The advantage to this is that the philosopher-king in charge of the blog would be a lightning rod and a public figure who can present some accountability. The decisions on content, however, would fall to a protected group.
(And, just to state this with absolute clarity: I am not suggesting this because I see myself in any of these roles. I would not accept these roles on the ethical assertion that I am not emotionally fit for it and the practical assertion that I have somehow gotten too involved.)
* * * * *
“[Kratês] the Cynic used to say that it is better to slip with your foot than your tongue.”
῾Ο αὐτὸς ἔφη κρεῖττον εἶναι τῷ ποδὶ ὀλισθῆσαι ἢ τῇ γλώττῃ. Gnom. Vat. 382
After so many words, if I were a better writer, I’d loop back to the beginning—I could marshal some kind of ‘just-so’ point to bring all this together and to inspire anyone compulsive enough to read to this sentence to act. But that’s not who I am and that’s not what this situation needs.We need to continue a difficult conversation about the state of our field, the choices we make that exacerbate it, and the health of all participants. We need to break taboos against speaking about class, race, and mental health. We need to care about each other.
I want to thank all of the moderators over the years for the unrecognized service they have done. I will buy you all beers (vel sim.) if I ever meet you. For the field, I apologize to all those who were hurt because we as individuals and a group could not be better.
And to all the scholars young and old hurting and struggling to make it from one season to the next, I know that it is mostly luck that put me where I am and you where you are. Sorry is not a word with enough syllables, magnitude, or history, to help.

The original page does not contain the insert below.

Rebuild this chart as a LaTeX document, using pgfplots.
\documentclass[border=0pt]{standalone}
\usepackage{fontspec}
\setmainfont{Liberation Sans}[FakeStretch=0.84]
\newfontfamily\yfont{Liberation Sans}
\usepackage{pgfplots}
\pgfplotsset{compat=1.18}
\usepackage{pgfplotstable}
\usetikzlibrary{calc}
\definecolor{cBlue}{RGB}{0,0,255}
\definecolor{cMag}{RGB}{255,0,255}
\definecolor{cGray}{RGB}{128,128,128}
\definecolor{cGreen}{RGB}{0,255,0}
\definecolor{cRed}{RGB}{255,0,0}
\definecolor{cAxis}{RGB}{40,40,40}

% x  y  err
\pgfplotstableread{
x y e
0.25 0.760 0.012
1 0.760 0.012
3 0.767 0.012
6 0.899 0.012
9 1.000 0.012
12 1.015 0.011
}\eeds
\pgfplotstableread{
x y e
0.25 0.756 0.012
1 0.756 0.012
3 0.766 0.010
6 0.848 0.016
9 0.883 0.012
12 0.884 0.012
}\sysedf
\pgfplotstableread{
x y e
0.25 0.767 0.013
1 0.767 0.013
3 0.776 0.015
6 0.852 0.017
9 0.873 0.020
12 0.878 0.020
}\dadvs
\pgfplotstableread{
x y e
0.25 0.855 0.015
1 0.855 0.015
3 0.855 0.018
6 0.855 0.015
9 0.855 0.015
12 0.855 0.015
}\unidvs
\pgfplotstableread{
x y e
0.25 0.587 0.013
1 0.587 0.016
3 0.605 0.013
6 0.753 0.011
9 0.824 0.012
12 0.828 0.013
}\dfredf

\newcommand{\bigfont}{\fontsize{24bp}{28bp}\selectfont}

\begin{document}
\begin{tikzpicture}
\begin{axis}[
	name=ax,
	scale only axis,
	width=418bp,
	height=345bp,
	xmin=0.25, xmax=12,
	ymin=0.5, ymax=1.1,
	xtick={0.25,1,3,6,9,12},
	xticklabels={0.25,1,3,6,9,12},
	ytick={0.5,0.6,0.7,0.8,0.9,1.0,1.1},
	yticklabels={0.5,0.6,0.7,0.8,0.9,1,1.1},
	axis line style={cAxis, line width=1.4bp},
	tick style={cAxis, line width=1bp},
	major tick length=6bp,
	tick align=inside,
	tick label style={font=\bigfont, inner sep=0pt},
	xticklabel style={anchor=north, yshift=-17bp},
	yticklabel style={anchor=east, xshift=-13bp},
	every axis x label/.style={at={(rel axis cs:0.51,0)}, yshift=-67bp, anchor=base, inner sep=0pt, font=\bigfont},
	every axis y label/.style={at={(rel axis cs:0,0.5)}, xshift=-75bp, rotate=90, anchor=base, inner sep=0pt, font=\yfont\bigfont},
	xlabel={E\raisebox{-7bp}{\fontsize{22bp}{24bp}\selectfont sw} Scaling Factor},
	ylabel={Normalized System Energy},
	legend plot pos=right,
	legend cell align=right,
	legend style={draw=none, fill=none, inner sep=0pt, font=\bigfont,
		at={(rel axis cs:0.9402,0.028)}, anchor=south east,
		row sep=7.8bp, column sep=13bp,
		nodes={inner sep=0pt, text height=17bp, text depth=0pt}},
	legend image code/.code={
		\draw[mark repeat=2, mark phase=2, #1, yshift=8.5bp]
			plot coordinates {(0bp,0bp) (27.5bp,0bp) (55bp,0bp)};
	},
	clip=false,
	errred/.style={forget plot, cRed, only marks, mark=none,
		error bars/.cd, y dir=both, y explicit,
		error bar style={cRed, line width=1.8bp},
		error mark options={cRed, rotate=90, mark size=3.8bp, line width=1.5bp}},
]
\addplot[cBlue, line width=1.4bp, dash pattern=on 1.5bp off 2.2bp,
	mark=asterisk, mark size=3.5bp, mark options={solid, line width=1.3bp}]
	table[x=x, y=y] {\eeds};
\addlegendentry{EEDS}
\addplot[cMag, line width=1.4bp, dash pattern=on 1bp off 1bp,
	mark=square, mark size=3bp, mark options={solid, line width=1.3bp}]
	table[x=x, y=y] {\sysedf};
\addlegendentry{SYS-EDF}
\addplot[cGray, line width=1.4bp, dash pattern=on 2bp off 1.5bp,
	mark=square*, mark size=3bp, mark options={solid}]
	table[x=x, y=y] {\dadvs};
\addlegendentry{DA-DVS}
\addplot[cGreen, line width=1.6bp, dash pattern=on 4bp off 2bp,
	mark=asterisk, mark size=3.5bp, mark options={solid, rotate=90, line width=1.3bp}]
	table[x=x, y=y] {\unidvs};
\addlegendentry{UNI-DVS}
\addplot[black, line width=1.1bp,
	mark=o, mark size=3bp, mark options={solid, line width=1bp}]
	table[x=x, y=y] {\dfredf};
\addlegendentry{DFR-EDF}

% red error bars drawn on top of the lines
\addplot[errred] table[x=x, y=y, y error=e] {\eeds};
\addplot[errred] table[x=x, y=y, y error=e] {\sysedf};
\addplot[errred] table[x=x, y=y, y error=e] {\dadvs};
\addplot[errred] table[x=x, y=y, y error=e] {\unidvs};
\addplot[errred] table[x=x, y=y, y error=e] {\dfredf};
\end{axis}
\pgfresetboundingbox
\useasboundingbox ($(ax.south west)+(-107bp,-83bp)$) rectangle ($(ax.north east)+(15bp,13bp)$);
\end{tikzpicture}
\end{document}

Fuck it. Here’s some Latin and Greek to get back on brand:
Aulus Gellius, Attic Nights 1.15.1
“But still you may see certain men who toss around words without any semblance of judgment, but instead with a certainty so great and profound that even while they are speaking they do not seem to understand that they speak.”

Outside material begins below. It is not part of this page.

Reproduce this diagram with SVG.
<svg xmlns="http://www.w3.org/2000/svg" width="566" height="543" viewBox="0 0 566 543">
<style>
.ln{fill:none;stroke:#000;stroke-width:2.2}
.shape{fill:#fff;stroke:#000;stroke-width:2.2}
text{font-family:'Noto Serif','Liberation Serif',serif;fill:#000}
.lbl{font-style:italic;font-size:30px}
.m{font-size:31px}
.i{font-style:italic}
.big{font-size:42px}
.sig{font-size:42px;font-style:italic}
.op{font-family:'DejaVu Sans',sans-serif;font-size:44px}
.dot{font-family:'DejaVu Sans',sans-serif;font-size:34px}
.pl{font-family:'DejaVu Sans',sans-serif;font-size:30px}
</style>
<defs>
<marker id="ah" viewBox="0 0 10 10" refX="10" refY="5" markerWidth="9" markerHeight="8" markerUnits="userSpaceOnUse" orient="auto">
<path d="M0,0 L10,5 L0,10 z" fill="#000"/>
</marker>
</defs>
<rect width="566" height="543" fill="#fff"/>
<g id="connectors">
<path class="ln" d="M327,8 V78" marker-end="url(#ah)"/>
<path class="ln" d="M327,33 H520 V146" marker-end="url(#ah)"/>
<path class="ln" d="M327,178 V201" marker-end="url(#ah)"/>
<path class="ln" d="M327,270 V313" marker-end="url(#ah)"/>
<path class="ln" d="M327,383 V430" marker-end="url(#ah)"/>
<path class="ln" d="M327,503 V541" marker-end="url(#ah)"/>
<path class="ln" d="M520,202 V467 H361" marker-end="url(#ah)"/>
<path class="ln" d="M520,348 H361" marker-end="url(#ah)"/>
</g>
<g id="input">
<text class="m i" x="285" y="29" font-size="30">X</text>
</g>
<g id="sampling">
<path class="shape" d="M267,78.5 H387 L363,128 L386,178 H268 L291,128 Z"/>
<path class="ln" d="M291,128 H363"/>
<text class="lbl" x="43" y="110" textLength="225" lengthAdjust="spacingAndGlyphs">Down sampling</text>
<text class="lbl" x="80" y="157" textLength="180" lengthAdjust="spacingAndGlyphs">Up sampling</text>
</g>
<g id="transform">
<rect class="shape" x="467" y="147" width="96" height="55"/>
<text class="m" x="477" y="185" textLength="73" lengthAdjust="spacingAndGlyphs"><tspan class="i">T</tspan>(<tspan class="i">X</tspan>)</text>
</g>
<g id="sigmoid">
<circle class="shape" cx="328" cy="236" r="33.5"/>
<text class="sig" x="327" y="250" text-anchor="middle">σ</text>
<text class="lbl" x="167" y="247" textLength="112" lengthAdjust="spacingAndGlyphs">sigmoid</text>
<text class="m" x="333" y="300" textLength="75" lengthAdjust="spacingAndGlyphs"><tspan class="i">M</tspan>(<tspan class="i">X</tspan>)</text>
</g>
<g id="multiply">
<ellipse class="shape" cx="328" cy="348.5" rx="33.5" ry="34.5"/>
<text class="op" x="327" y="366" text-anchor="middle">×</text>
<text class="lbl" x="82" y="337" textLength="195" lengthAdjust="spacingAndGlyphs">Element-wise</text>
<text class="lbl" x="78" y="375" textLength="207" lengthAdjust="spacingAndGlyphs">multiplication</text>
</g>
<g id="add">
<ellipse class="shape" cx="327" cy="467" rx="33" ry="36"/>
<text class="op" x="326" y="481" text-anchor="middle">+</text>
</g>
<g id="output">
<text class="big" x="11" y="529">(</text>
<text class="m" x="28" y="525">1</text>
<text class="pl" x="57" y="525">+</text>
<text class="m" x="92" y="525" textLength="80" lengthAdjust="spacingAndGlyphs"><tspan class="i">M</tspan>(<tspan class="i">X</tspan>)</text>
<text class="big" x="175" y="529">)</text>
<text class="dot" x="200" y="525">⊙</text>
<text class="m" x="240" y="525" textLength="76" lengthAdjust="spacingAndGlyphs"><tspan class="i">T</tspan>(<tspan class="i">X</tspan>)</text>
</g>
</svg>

Sed enim videas quosdam scatere verbis sine ullo iudicii negotio cum securitate multa et profunda, ut loquentes plerumque videantur loqui sese nescire.
Menander (fr. 591 K.).
“The man who is sick in the body needs a doctor;
someone who is sick in the mind needs a friend
For a well-meaning friend knows how to treat grief.”
Τῷ μὲν τὸ σῶμα † διατεθειμένῳ κακῶς
χρεία ‘στ’ ἰατροῦ, τῷ δὲ τὴν ψυχὴν φίλου·
λύπην γὰρ εὔνους οἶδε θεραπεύειν φίλος.